DATASET SECTION —

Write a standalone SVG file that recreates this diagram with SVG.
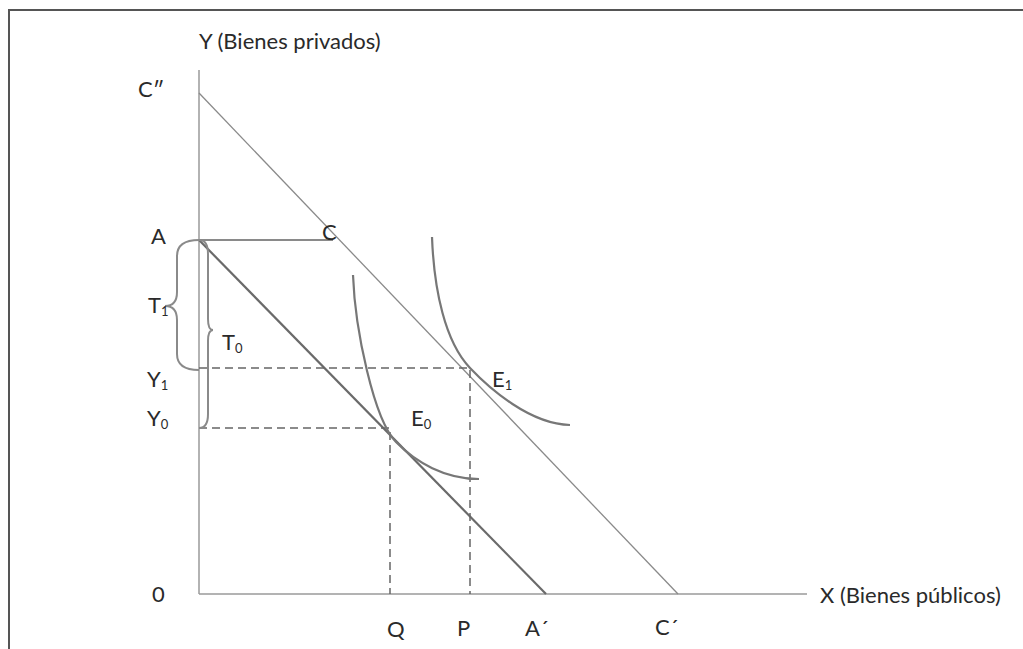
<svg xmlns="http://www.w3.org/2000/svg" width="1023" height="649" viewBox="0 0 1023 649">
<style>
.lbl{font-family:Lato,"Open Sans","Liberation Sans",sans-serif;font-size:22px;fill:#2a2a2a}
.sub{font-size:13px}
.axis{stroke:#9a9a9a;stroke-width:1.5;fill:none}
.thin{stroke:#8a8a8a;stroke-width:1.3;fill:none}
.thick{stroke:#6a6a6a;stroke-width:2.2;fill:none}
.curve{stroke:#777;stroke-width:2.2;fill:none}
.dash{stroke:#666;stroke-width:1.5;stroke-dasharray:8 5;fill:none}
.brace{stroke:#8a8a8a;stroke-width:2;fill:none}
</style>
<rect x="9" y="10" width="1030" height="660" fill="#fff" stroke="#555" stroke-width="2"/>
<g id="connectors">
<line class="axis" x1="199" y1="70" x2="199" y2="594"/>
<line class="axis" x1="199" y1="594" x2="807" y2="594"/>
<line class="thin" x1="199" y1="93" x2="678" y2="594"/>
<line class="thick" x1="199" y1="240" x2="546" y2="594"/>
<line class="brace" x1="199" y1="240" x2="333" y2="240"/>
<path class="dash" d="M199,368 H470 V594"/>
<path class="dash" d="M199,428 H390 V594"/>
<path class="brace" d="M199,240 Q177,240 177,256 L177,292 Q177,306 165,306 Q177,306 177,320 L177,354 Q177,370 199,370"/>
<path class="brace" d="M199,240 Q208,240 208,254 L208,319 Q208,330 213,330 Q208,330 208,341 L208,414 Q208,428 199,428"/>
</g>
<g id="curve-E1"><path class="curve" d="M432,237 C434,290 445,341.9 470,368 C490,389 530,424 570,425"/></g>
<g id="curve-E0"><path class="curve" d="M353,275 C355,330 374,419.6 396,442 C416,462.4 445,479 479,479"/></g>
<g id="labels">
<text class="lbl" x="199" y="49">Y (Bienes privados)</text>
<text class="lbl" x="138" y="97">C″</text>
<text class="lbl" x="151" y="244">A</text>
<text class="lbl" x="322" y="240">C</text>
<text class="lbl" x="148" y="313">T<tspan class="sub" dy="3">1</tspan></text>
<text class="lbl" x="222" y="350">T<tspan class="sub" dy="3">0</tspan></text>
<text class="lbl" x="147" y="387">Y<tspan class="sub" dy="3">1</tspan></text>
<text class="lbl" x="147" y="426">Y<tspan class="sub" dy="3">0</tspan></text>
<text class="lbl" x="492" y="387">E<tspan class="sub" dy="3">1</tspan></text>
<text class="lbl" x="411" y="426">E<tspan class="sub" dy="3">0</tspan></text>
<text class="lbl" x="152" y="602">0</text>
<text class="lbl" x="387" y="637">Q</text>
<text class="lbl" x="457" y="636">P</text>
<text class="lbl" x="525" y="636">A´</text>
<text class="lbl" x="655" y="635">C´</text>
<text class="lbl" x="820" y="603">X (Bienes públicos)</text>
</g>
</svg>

JOB —
Your task is an exact transcription of all the data, minus the pictures.

PROBLEM SOLUTION —
Write a standalone SVG file that recreates this diagram with SVG.
<svg xmlns="http://www.w3.org/2000/svg" width="1023" height="649" viewBox="0 0 1023 649">
<style>
.lbl{font-family:Lato,"Open Sans","Liberation Sans",sans-serif;font-size:22px;fill:#2a2a2a}
.sub{font-size:13px}
.axis{stroke:#9a9a9a;stroke-width:1.5;fill:none}
.thin{stroke:#8a8a8a;stroke-width:1.3;fill:none}
.thick{stroke:#6a6a6a;stroke-width:2.2;fill:none}
.curve{stroke:#777;stroke-width:2.2;fill:none}
.dash{stroke:#666;stroke-width:1.5;stroke-dasharray:8 5;fill:none}
.brace{stroke:#8a8a8a;stroke-width:2;fill:none}
</style>
<rect x="9" y="10" width="1030" height="660" fill="#fff" stroke="#555" stroke-width="2"/>
<g id="connectors">
<line class="axis" x1="199" y1="70" x2="199" y2="594"/>
<line class="axis" x1="199" y1="594" x2="807" y2="594"/>
<line class="thin" x1="199" y1="93" x2="678" y2="594"/>
<line class="thick" x1="199" y1="240" x2="546" y2="594"/>
<line class="brace" x1="199" y1="240" x2="333" y2="240"/>
<path class="dash" d="M199,368 H470 V594"/>
<path class="dash" d="M199,428 H390 V594"/>
<path class="brace" d="M199,240 Q177,240 177,256 L177,292 Q177,306 165,306 Q177,306 177,320 L177,354 Q177,370 199,370"/>
<path class="brace" d="M199,240 Q208,240 208,254 L208,319 Q208,330 213,330 Q208,330 208,341 L208,414 Q208,428 199,428"/>
</g>
<g id="curve-E1"><path class="curve" d="M432,237 C434,290 445,341.9 470,368 C490,389 530,424 570,425"/></g>
<g id="curve-E0"><path class="curve" d="M353,275 C355,330 374,419.6 396,442 C416,462.4 445,479 479,479"/></g>
<g id="labels">
<text class="lbl" x="199" y="49">Y (Bienes privados)</text>
<text class="lbl" x="138" y="97">C″</text>
<text class="lbl" x="151" y="244">A</text>
<text class="lbl" x="322" y="240">C</text>
<text class="lbl" x="148" y="313">T<tspan class="sub" dy="3">1</tspan></text>
<text class="lbl" x="222" y="350">T<tspan class="sub" dy="3">0</tspan></text>
<text class="lbl" x="147" y="387">Y<tspan class="sub" dy="3">1</tspan></text>
<text class="lbl" x="147" y="426">Y<tspan class="sub" dy="3">0</tspan></text>
<text class="lbl" x="492" y="387">E<tspan class="sub" dy="3">1</tspan></text>
<text class="lbl" x="411" y="426">E<tspan class="sub" dy="3">0</tspan></text>
<text class="lbl" x="152" y="602">0</text>
<text class="lbl" x="387" y="637">Q</text>
<text class="lbl" x="457" y="636">P</text>
<text class="lbl" x="525" y="636">A´</text>
<text class="lbl" x="655" y="635">C´</text>
<text class="lbl" x="820" y="603">X (Bienes públicos)</text>
</g>
</svg>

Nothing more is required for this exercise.